— Aim —
Show all lines from the listing below that contain "with".

— Dataset extract —

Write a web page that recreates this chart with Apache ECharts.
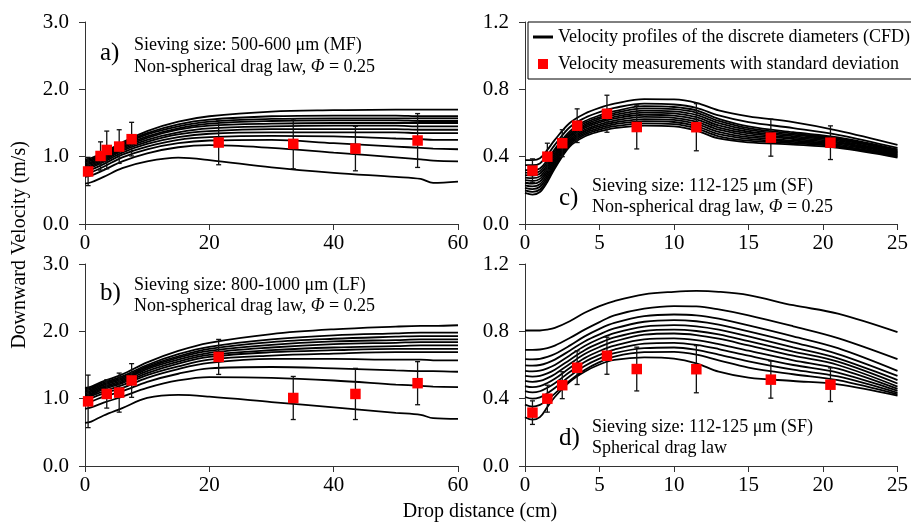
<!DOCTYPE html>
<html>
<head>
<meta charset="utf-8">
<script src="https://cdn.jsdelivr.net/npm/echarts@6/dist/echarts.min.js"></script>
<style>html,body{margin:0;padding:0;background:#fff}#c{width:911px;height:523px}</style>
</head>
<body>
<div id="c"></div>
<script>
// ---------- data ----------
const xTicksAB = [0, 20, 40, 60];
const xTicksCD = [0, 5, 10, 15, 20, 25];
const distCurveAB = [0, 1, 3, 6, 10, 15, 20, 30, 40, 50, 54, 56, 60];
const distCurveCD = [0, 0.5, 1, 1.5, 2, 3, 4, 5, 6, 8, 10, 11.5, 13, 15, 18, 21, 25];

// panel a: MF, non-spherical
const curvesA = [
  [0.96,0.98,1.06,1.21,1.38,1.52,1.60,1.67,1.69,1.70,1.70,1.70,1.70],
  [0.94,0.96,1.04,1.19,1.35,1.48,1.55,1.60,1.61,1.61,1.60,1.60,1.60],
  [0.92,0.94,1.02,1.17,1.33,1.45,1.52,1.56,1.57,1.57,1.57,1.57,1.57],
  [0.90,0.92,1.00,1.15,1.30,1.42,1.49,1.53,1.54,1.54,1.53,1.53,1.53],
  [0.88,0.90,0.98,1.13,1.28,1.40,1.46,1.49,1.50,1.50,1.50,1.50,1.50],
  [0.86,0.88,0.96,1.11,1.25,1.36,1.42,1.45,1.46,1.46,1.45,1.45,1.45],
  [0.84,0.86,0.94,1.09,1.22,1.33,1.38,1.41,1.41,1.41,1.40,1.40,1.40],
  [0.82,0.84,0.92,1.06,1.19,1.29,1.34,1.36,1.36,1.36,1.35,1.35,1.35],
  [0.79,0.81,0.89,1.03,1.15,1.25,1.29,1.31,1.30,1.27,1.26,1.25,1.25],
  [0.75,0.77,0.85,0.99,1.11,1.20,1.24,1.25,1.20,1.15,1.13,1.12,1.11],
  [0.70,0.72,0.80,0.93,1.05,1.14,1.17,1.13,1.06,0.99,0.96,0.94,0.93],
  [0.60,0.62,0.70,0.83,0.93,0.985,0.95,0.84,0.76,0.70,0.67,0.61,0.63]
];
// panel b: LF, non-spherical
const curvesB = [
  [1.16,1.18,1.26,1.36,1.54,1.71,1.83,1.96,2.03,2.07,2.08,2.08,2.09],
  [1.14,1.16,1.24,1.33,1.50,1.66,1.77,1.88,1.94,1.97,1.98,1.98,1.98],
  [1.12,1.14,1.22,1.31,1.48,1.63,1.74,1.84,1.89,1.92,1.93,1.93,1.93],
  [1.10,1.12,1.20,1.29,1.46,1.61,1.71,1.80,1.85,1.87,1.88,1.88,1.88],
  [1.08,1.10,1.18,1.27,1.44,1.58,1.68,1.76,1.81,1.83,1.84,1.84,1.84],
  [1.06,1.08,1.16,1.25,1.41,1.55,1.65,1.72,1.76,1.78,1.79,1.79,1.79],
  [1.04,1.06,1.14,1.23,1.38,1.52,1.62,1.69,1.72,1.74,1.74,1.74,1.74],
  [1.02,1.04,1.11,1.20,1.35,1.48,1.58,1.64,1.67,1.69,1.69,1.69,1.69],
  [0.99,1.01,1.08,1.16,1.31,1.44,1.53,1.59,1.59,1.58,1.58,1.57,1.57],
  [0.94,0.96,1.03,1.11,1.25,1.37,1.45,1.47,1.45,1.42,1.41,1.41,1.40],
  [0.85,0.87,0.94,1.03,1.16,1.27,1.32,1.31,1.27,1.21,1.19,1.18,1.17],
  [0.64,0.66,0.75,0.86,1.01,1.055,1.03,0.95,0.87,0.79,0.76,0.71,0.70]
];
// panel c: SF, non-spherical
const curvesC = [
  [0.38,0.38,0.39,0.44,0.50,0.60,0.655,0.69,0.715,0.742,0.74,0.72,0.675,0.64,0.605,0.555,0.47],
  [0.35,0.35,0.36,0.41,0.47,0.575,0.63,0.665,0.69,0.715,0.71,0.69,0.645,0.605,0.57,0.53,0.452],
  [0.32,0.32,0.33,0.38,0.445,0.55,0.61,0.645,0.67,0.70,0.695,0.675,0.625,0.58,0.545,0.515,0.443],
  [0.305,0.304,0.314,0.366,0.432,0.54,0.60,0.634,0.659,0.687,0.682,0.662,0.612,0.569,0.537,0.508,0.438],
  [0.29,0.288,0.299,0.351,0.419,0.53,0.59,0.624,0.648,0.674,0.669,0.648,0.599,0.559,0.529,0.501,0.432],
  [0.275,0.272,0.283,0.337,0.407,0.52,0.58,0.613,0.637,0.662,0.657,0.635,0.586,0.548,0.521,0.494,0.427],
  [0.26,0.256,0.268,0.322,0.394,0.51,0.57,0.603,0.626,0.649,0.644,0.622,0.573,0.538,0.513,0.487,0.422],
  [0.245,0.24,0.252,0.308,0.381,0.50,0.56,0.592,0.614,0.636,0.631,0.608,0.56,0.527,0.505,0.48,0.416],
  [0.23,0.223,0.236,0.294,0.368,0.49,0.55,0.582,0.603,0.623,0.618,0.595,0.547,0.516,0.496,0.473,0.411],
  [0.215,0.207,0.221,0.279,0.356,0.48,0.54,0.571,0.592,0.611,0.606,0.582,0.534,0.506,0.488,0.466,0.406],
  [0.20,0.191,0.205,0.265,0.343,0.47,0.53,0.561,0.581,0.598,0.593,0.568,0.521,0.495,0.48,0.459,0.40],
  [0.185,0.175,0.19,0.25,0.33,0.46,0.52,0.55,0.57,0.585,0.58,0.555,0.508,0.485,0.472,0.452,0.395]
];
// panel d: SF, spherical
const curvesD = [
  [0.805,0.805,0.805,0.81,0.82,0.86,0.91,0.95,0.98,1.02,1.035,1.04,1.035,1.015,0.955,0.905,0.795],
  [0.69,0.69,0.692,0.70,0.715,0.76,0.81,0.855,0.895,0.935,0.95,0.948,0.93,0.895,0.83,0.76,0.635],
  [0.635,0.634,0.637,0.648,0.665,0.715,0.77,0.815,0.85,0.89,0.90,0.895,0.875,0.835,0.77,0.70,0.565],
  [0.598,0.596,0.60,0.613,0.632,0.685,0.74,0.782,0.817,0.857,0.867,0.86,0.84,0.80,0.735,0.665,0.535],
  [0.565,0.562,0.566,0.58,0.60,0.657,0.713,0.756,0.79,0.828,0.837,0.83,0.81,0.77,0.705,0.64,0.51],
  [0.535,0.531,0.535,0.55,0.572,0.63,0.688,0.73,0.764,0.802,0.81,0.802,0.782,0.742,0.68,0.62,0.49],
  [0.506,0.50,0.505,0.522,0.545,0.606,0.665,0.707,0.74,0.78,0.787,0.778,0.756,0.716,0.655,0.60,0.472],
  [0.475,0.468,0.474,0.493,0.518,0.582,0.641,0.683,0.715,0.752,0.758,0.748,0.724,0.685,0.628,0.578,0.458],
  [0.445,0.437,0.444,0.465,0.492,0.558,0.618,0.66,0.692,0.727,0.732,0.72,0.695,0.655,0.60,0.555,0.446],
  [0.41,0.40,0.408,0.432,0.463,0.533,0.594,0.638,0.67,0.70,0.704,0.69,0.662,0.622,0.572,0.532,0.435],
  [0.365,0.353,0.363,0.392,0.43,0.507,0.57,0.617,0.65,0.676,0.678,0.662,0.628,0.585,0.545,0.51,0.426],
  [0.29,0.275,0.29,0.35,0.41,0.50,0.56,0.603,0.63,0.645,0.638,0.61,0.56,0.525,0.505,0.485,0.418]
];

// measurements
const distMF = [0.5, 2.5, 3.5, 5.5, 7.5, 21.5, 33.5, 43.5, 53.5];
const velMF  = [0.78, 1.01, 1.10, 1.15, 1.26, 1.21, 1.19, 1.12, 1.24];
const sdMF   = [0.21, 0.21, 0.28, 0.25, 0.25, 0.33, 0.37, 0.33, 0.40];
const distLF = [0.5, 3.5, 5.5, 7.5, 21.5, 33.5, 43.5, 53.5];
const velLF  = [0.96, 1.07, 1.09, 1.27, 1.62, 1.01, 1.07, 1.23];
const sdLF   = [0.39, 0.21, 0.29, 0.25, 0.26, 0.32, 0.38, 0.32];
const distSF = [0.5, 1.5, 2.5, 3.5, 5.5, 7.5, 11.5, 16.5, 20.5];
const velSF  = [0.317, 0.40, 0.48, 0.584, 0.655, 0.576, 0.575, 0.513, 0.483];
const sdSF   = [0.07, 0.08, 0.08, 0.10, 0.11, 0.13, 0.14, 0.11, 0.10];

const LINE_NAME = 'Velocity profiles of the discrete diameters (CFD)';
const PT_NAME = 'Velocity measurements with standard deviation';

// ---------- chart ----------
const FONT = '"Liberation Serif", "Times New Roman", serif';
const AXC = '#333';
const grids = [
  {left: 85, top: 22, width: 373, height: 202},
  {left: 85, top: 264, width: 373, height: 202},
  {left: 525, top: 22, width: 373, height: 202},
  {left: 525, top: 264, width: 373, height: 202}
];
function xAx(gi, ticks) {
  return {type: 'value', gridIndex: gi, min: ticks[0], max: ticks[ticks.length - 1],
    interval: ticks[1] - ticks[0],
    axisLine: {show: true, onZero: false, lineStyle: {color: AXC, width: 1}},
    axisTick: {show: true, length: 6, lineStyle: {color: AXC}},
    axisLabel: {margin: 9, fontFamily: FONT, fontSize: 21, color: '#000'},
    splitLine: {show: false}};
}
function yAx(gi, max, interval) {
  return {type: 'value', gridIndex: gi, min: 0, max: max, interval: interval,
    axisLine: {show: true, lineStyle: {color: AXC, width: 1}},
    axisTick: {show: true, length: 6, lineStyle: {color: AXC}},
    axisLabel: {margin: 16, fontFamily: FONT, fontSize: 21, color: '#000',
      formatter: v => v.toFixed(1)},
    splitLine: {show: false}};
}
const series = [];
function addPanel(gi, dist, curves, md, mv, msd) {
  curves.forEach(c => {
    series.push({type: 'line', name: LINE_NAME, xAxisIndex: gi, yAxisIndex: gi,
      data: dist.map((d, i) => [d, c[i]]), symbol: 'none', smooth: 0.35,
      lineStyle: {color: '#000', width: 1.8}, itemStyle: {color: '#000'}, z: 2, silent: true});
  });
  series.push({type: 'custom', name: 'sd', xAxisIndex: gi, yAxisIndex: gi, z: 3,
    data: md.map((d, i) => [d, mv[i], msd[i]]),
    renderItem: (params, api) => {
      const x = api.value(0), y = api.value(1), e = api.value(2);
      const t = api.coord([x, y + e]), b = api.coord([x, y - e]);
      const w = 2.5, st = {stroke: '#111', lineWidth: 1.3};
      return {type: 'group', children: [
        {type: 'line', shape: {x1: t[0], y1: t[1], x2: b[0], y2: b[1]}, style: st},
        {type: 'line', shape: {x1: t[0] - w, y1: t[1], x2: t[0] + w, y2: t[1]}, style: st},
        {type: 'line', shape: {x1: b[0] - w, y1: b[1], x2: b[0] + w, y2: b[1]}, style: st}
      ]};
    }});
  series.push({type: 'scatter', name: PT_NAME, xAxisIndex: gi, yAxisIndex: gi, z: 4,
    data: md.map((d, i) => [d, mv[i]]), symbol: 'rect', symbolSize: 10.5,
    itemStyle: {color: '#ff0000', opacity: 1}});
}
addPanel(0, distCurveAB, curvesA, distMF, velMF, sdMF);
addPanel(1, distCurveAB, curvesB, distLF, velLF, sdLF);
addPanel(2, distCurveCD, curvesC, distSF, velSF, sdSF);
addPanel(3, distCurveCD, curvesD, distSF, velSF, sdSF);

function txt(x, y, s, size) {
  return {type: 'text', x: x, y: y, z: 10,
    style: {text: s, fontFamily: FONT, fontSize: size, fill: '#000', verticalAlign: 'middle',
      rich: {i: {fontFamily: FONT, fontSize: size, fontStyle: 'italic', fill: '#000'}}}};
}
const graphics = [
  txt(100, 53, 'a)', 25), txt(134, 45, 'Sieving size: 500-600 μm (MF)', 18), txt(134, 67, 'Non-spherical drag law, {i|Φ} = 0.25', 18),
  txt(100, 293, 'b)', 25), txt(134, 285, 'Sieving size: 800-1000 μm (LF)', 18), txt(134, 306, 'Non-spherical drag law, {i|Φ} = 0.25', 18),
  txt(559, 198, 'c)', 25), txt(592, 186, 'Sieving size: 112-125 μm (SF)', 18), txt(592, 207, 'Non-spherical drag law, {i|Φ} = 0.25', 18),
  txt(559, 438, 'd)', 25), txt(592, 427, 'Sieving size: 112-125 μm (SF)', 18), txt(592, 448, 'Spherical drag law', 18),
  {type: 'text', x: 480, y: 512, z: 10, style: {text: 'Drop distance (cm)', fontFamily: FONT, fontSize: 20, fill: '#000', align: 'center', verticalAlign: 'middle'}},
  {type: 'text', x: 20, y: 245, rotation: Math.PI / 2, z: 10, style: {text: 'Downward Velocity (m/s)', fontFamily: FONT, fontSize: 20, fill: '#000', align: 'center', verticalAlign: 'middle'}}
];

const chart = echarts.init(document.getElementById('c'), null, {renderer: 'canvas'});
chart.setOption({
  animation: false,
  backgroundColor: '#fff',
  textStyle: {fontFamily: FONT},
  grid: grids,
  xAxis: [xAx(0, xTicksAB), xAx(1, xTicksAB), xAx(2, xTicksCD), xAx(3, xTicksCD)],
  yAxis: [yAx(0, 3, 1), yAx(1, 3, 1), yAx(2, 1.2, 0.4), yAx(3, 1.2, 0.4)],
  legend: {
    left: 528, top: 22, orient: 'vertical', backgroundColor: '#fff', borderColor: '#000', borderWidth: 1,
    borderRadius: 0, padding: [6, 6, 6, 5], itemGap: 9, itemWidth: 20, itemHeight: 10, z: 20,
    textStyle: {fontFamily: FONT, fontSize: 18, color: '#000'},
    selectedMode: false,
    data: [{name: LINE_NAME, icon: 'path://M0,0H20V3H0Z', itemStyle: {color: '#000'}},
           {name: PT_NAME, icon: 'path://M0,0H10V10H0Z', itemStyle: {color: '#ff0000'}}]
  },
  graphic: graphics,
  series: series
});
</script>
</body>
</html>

— Solution to the exercise —
Write a web page that recreates this chart with Apache ECharts.
const PT_NAME = 'Velocity measurements with standard deviation';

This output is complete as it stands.